Quick Background

I'm writing software for my research (primarily focused around orbit determination and gravity field estimation around irregular bodies). For generating the truth reference models, I am using shape models of the asteroid in a polyhedron format, which I then pack full of spheres (or cubes, but to keep this problem description simple, I am going to limit my description to just talking about the spheres). This allows me to calculate a gravity field for irregular bodies very easily by simply considering it as a collection of packed spheres, and summing their gravitational potentials together.


Using this collection of sphere though, I would also like to generate a moment of inertia about the center of mass, which will allow me to accurately model the rotation of the asteroid. Each sphere in the model has its own unique mass and radius (they are NOT necessarily all identical, but they WILL all be complete; so no partial spheres/cubes). For a simple representation of this, just so things are clear, please refer to the last section.

My first approach was to simply consider the moment of inertia of a sphere:

$$I = \left(\frac{2}{5}\right)m \ r^2$$

and then apply the parallel axis theorem to all of the spheres like this:

$$I_{xx} = \sum_{i}^{N} \left(\frac{2}{5}\right) m_i \ r_i^2 + m_i(y_i^2 + z_i^2)$$ $$I_{yy} = \sum_{i}^{N} \left(\frac{2}{5}\right) m_i \ r_i^2 + m_i(x_i^2 + z_i^2)$$ $$I_{zz} = \sum_{i}^{N} \left(\frac{2}{5}\right) m_i \ r_i^2 + m_i(x_i^2 + y_i^2)$$

Where $m_i$, $r_i$, $x_i$, $y_i$,and $z_i$ are the mass, radius, and x,y,z coordinates of the $i^{th}$ sphere respectively.

However I quickly realized that this only yields me the diagonal terms of the inertia matrix. I'm unsure how to calculate the off-diagonal terms.
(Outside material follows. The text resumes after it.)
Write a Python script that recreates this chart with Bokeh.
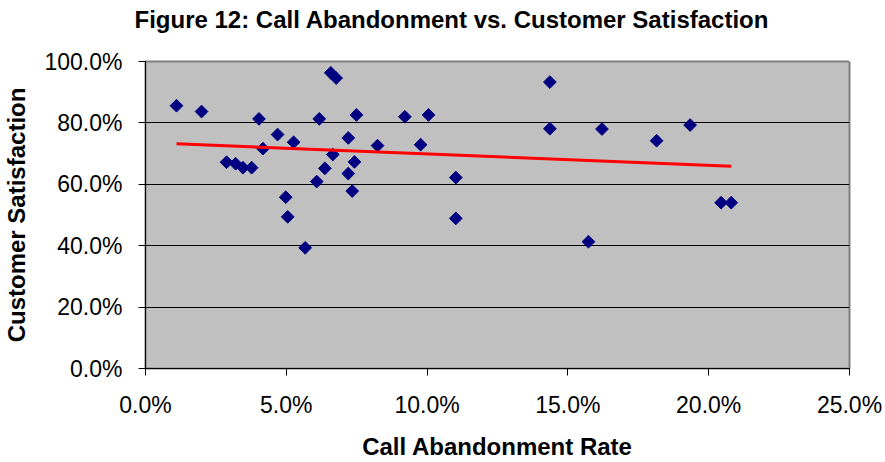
from bokeh.plotting import figure
from bokeh.models import FixedTicker, PrintfTickFormatter, LinearAxis
from bokeh.embed import file_html
from bokeh.resources import INLINE
import numpy as np

# call abandonment rate (%) and customer satisfaction (%)
abandon_rate = [1.10, 1.99, 2.88, 3.20, 3.46, 3.77, 4.03, 4.17, 4.69, 4.98,
                5.05, 5.26, 5.67, 6.08, 6.17, 6.37, 6.58, 6.77, 6.65, 7.20,
                7.20, 7.34, 7.42, 7.49, 8.24, 9.21, 9.77, 10.05, 11.02, 11.02,
                14.36, 14.36, 15.73, 16.21, 18.15, 19.34, 20.44, 20.80]
satisfaction = [85.6, 83.7, 67.2, 66.7, 65.4, 65.4, 81.3, 71.6, 76.2, 55.8,
                49.4, 73.7, 39.3, 60.9, 81.3, 65.2, 96.3, 94.6, 69.7, 75.1,
                63.5, 57.8, 67.3, 82.6, 72.6, 82.0, 72.9, 82.6, 62.2, 48.9,
                93.3, 78.1, 41.3, 78.0, 74.2, 79.3, 54.0, 54.0]

# linear trend line end points
trend_x = [1.10, 20.80]
trend_y = [73.2, 65.9]

x_ticks = [0, 5, 10, 15, 20, 25]
y_ticks = [0, 20, 40, 60, 80, 100]

p = figure(width=885, height=462, x_range=(0, 25), y_range=(0, 100),
           output_backend="svg", toolbar_location=None,
           min_border_left=145, min_border_right=36,
           min_border_top=61, min_border_bottom=93,
           x_axis_label="Call Abandonment Rate",
           y_axis_label="Customer Satisfaction")

xa = p.below[0]
ya = p.left[0]

p.title.text = "Figure 12: Call Abandonment vs. Customer Satisfaction"
p.title.align = "left"
p.title.offset = -11
p.title.standoff = 0
p.title.text_font = "Liberation Sans"
p.title.text_font_size = "24px"
p.title.text_font_style = "bold"
p.title.text_color = "black"

# blank axis above the frame (one white tick, no label), only to push the title up
spacer = LinearAxis(ticker=FixedTicker(ticks=[x_ticks[-1]]), major_tick_in=0,
                    major_tick_out=29, axis_line_color=None,
                    major_tick_line_color="white", minor_tick_line_color=None,
                    major_label_standoff=0, major_label_text_font_size="0px",
                    major_label_overrides={x_ticks[-1]: ""})
p.add_layout(spacer, "above")

p.background_fill_color = "#C0C0C0"
p.border_fill_color = "white"
p.outline_line_color = "#808080"
p.outline_line_width = 2

p.xgrid.visible = False
p.ygrid.ticker = FixedTicker(ticks=[20, 40, 60, 80])
p.ygrid.grid_line_color = "black"
p.ygrid.grid_line_width = 1

for ax, ticks in ((xa, x_ticks), (ya, y_ticks)):
    ax.ticker = FixedTicker(ticks=ticks)
    ax.formatter = PrintfTickFormatter(format="%.1f%%")
    ax.axis_line_color = "black"
    ax.axis_line_width = 1
    ax.major_tick_line_color = "black"
    ax.major_tick_in = 0
    ax.major_tick_out = 7
    ax.minor_tick_line_color = None
    ax.major_label_text_font = "Liberation Sans"
    ax.major_label_text_font_size = "23px"
    ax.major_label_text_color = "black"
    ax.axis_label_text_font = "Liberation Sans"
    ax.axis_label_text_font_size = "24px"
    ax.axis_label_text_font_style = "bold"
    ax.axis_label_text_color = "black"

xa.major_label_standoff = 16
xa.axis_label_standoff = 12
ya.major_label_standoff = 16
ya.axis_label_standoff = 11

p.scatter(abandon_rate, satisfaction, marker="square", size=9, angle=np.pi / 4,
          fill_color="#000080", line_color="#000080")
p.line(trend_x, trend_y, line_color="#FF0000", line_width=3)

open("out.html", "w").write(file_html(p, INLINE))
This answer leads me to believe that my off diagonal terms would be calculated as:

$$I_{xy} = \sum_{i}^{N} \left(\frac{2}{5}\right) m_i \ r_i^2 + m_i \ x_i \ y_i$$ $$I_{xz} = \sum_{i}^{N} \left(\frac{2}{5}\right) m_i \ r_i^2 + m_i \ x_i \ z_i$$ $$I_{yz} = \sum_{i}^{N} \left(\frac{2}{5}\right) m_i \ r_i^2 + m_i \ y_i \ z_i$$

However it is framed as a continuous integral for a continuous medium. While I recognize that a continuous integral is analogous to a finite sum such as what I outlined above, I'm having a difficult time figuring out if this applies to a collection of spheres/cubes. Or if that second term in my sum ($m_i \ x_i \ y_i$) needs to be modified at all.

Any help would be greatly appreciated! I'd just like to make sure that I am proceeding correctly!

Sphere Packing Illustration

For reference of how the sphere packing and cube packing words, see the below image. It shows the initial geometry represented as a polygon, the geometry represented as a dense packing of spheres, and then the geometry represented as a packing of cubes. NOTE: I am using larger cubes/spheres than I would for the actual calculations above simply so that they are visible on this page at the resolution available to me. enter image description here


1 Answer 1


You are on the right track. Look at equation 3 of the top answer to the post you linked.

$$ \mathbf{I}_0 = \int \begin{bmatrix} y^2+z^2 & -x y & -x z \\ -x y & x^2+z^2 & -y z\\ -x z & -y z & x^2+y^2 \end{bmatrix} \rho \, {\rm d} V \tag{3} $$

$\rho dV$ is the mass, $m(x,y,z)$ of a small region at $(x,y,z)$. The integral over V is the sum of all the small elements.

Your notation $m_i$ is slightly from $m(x,y,z)$, but it means the same thing.

As for the $2/5 m_i r_i^2$ terms in

$$I_{xx} = \sum_{i}^{N} \left(\frac{2}{5}\right) m_i \ r_i^2 + m_i(y_i^2 + z_i^2)$$ they go to $0$ if you take very small balls. $m_i \propto r_i^3$. As $r_i \rightarrow 0$, the first term becomes much smaller than the second.